Michelle Martin
Contributing Writer
&@$#!, a comic themed gallery, made its Richmond debut last Friday during September’s First Friday event.
The exhibit coordinators, Jared Cullum and Bizhan Khodabandeh were excited to organize this event because of the opportunity it had to impact audiences of different backgrounds. The gallery preluded with a 24-hour comic drawing contest on Thursday, designed to build more networks in the Richmond art community.
“I am hoping that the 24-Hour Comic Day, combined with the exhibition, will help create a dialogue amongst comic artists in our city,” Khodabandeh said. “Hopefully those connections will become stronger and result in collaborations, or mutual support of each other’s artwork.”

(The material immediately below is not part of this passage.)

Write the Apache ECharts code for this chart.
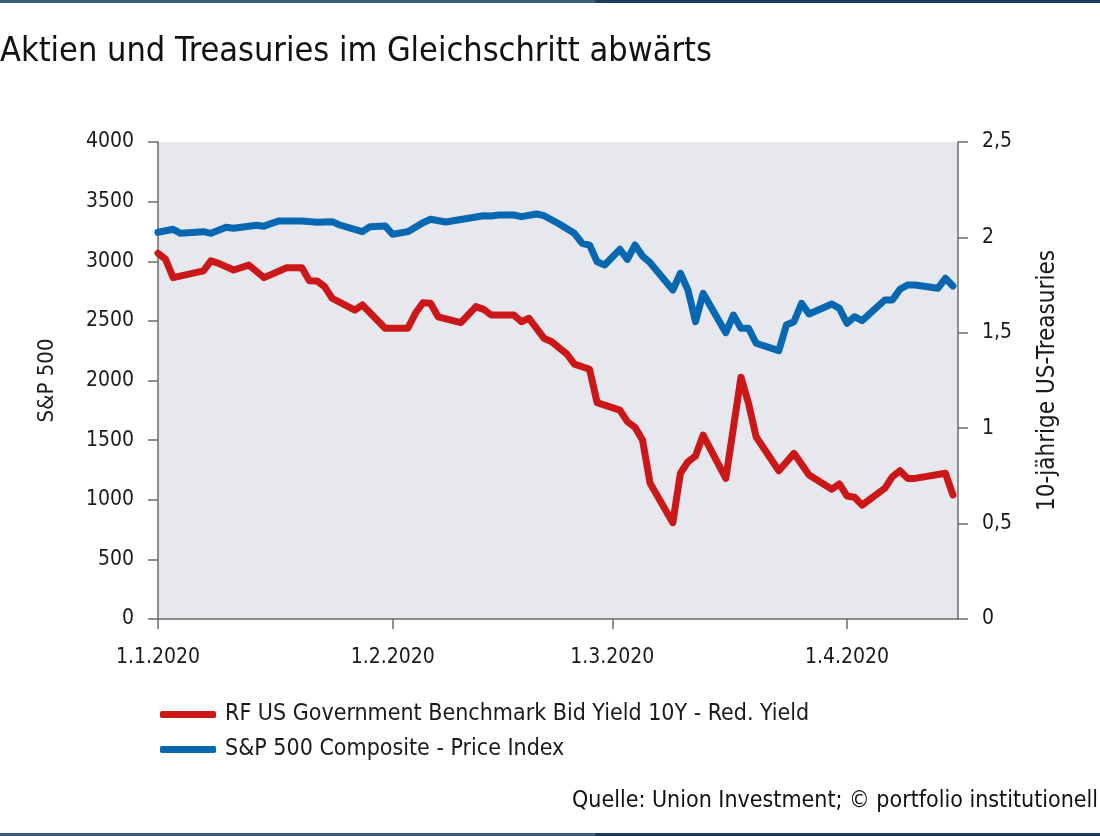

However, the coordinators didn’t want to limit the exhibit strictly to professionals in the field, but warmly welcome a diverse crowd that would get to preview comic art in a new context.
“ (For) those who aren’t familiar with comic artistry, it will hopefully expand what they consider to be art and erode any preconceived notions about what is comic art,” Khodabandeh said.
Will Hooper, a VCU journalism student, stared intently at one of the pieces, stepped back and said to a friend, “I don’t get it. It seems out of context because it is more about the art and not the story.”.
What he failed to realize in his dissecting approach is that, he did get it.
Mary Anne Matel a VCU art student, who works at Gallery 5 said she agreed that the exhibit can be confusing. She even admitted that after her first time reviewing the comic art pieces she was left with a lot of questions.
“A lot of the artwork is unfinished, you can tell in the lines and I was wondering if that’s how it is normally done? Do people like pieces without clear lines?” Matel said.
Cullum, the exhibit’s co-coordinator reminded viewers like Matel that there are no limits in this genre of art.
“Every panel is an illustration worth examining,” Cullum said. “Countless hours go into creating a tiny moment and with a quick turn of the page they are gone. The purpose of this exhibit is to step back, soak in and enjoy those tiny moments and try to live in them for just a little bit longer.”
Up close, every piece is presented in its most honest form and that is whats most respectable about this exhibit. From observing the different panels of black and white contrasted amongst the neon painted details of work, every work is its own story.
Some of the pieces will make you laugh with their explicit humor, some of the sexual connotations may dismay you, but overall, the artwork presented will leave viewers impressed.